Drop the pictures, then extract the listing word for word.

begin

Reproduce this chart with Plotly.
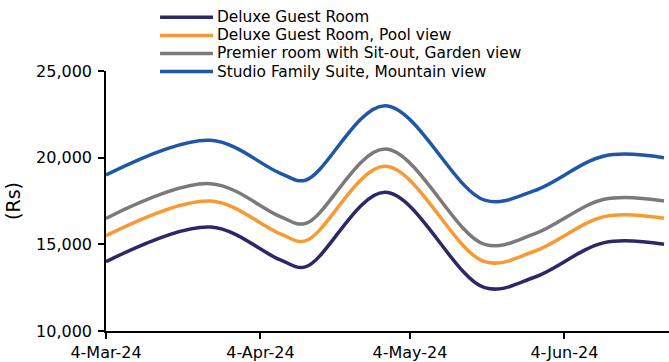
import plotly.graph_objects as go

dates = ["2024-03-04", "2024-03-25", "2024-04-08", "2024-04-13", "2024-04-29",
         "2024-05-19", "2024-05-29", "2024-06-12", "2024-06-24"]

deluxe = [14000, 16000, 14100, 13700, 18000, 12500, 13100, 15100, 15000]
deluxe_pool = [15500, 17500, 15600, 15200, 19500, 14000, 14600, 16600, 16500]
premier = [16500, 18500, 16600, 16200, 20500, 15000, 15600, 17600, 17500]
studio = [19000, 21000, 19100, 18700, 23000, 17550, 18100, 20100, 20000]

series_names = ["Deluxe Guest Room", "Deluxe Guest Room, Pool view",
                "Premier room with Sit-out, Garden view",
                "Studio Family Suite, Mountain view"]
series_values = [deluxe, deluxe_pool, premier, studio]
colors = ["#2C2766", "#F89A33", "#7A7A7A", "#1F56A8"]

tick_dates = ["2024-03-04", "2024-04-04", "2024-05-04", "2024-06-04"]
tick_labels = ["4-Mar-24", "4-Apr-24", "4-May-24", "4-Jun-24"]
y_ticks = [10000, 15000, 20000, 25000]
y_tick_labels = ["10,000", "15,000", "20,000", "25,000"]

FONT = "DejaVu Sans"
FS = 16
LEG_FS = 15.4

fig = go.Figure()
for name, vals, col in zip(series_names, series_values, colors):
    fig.add_trace(go.Scatter(x=dates, y=vals, mode="lines", name=name,
                             line=dict(color=col, width=3.5, shape="spline", smoothing=1.0),
                             showlegend=False))

# custom legend (keys + labels) placed above plot area
leg_x0, leg_x1, leg_tx = 0.096, 0.190, 0.1935
leg_bottom, leg_step = 0.998, 0.0695
n = len(series_names)
for i, (name, col) in enumerate(zip(series_names, colors)):
    yy = leg_bottom + (n - 1 - i) * leg_step
    fig.add_shape(type="line", xref="paper", yref="paper", x0=leg_x0, x1=leg_x1,
                  y0=yy, y1=yy, line=dict(color=col, width=3.5))
    fig.add_annotation(xref="paper", yref="paper", x=leg_tx, y=yy, text=name,
                       showarrow=False, xanchor="left", yanchor="middle",
                       font=dict(family=FONT, size=LEG_FS, color="#000000"))

fig.update_layout(
    width=669, height=362,
    margin=dict(l=106, r=0, t=71, b=29),
    paper_bgcolor="white", plot_bgcolor="white",
    font=dict(family=FONT, size=FS, color="#000000"),
    xaxis=dict(type="date", range=["2024-03-04", "2024-06-25"],
               tickvals=tick_dates, ticktext=tick_labels,
               showgrid=False, zeroline=False, showline=True, linecolor="black",
               linewidth=1.5, ticks="outside", ticklen=6, tickcolor="black", tickwidth=1.5),
    yaxis=dict(range=[10000, 25000], tickvals=y_ticks, ticktext=y_tick_labels,
               showgrid=False, zeroline=False, showline=True, linecolor="black",
               linewidth=1.5, ticks="outside", ticklen=6, tickcolor="black", tickwidth=1.5,
               ticklabelstandoff=3,
               title=dict(text="(Rs)", standoff=10)),
    showlegend=False,
)

fig.write_html("out.html")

end

* _EXPECTED OUTPUT_
Reproduce this chart with Plotly.
import plotly.graph_objects as go

dates = ["2024-03-04", "2024-03-25", "2024-04-08", "2024-04-13", "2024-04-29",
         "2024-05-19", "2024-05-29", "2024-06-12", "2024-06-24"]

deluxe = [14000, 16000, 14100, 13700, 18000, 12500, 13100, 15100, 15000]
deluxe_pool = [15500, 17500, 15600, 15200, 19500, 14000, 14600, 16600, 16500]
premier = [16500, 18500, 16600, 16200, 20500, 15000, 15600, 17600, 17500]
studio = [19000, 21000, 19100, 18700, 23000, 17550, 18100, 20100, 20000]

series_names = ["Deluxe Guest Room", "Deluxe Guest Room, Pool view",
                "Premier room with Sit-out, Garden view",
                "Studio Family Suite, Mountain view"]
series_values = [deluxe, deluxe_pool, premier, studio]
colors = ["#2C2766", "#F89A33", "#7A7A7A", "#1F56A8"]

tick_dates = ["2024-03-04", "2024-04-04", "2024-05-04", "2024-06-04"]
tick_labels = ["4-Mar-24", "4-Apr-24", "4-May-24", "4-Jun-24"]
y_ticks = [10000, 15000, 20000, 25000]
y_tick_labels = ["10,000", "15,000", "20,000", "25,000"]

FONT = "DejaVu Sans"
FS = 16
LEG_FS = 15.4

fig = go.Figure()
for name, vals, col in zip(series_names, series_values, colors):
    fig.add_trace(go.Scatter(x=dates, y=vals, mode="lines", name=name,
                             line=dict(color=col, width=3.5, shape="spline", smoothing=1.0),
                             showlegend=False))

# custom legend (keys + labels) placed above plot area
leg_x0, leg_x1, leg_tx = 0.096, 0.190, 0.1935
leg_bottom, leg_step = 0.998, 0.0695
n = len(series_names)
for i, (name, col) in enumerate(zip(series_names, colors)):
    yy = leg_bottom + (n - 1 - i) * leg_step
    fig.add_shape(type="line", xref="paper", yref="paper", x0=leg_x0, x1=leg_x1,
                  y0=yy, y1=yy, line=dict(color=col, width=3.5))
    fig.add_annotation(xref="paper", yref="paper", x=leg_tx, y=yy, text=name,
                       showarrow=False, xanchor="left", yanchor="middle",
                       font=dict(family=FONT, size=LEG_FS, color="#000000"))

fig.update_layout(
    width=669, height=362,
    margin=dict(l=106, r=0, t=71, b=29),
    paper_bgcolor="white", plot_bgcolor="white",
    font=dict(family=FONT, size=FS, color="#000000"),
    xaxis=dict(type="date", range=["2024-03-04", "2024-06-25"],
               tickvals=tick_dates, ticktext=tick_labels,
               showgrid=False, zeroline=False, showline=True, linecolor="black",
               linewidth=1.5, ticks="outside", ticklen=6, tickcolor="black", tickwidth=1.5),
    yaxis=dict(range=[10000, 25000], tickvals=y_ticks, ticktext=y_tick_labels,
               showgrid=False, zeroline=False, showline=True, linecolor="black",
               linewidth=1.5, ticks="outside", ticklen=6, tickcolor="black", tickwidth=1.5,
               ticklabelstandoff=3,
               title=dict(text="(Rs)", standoff=10)),
    showlegend=False,
)

fig.write_html("out.html")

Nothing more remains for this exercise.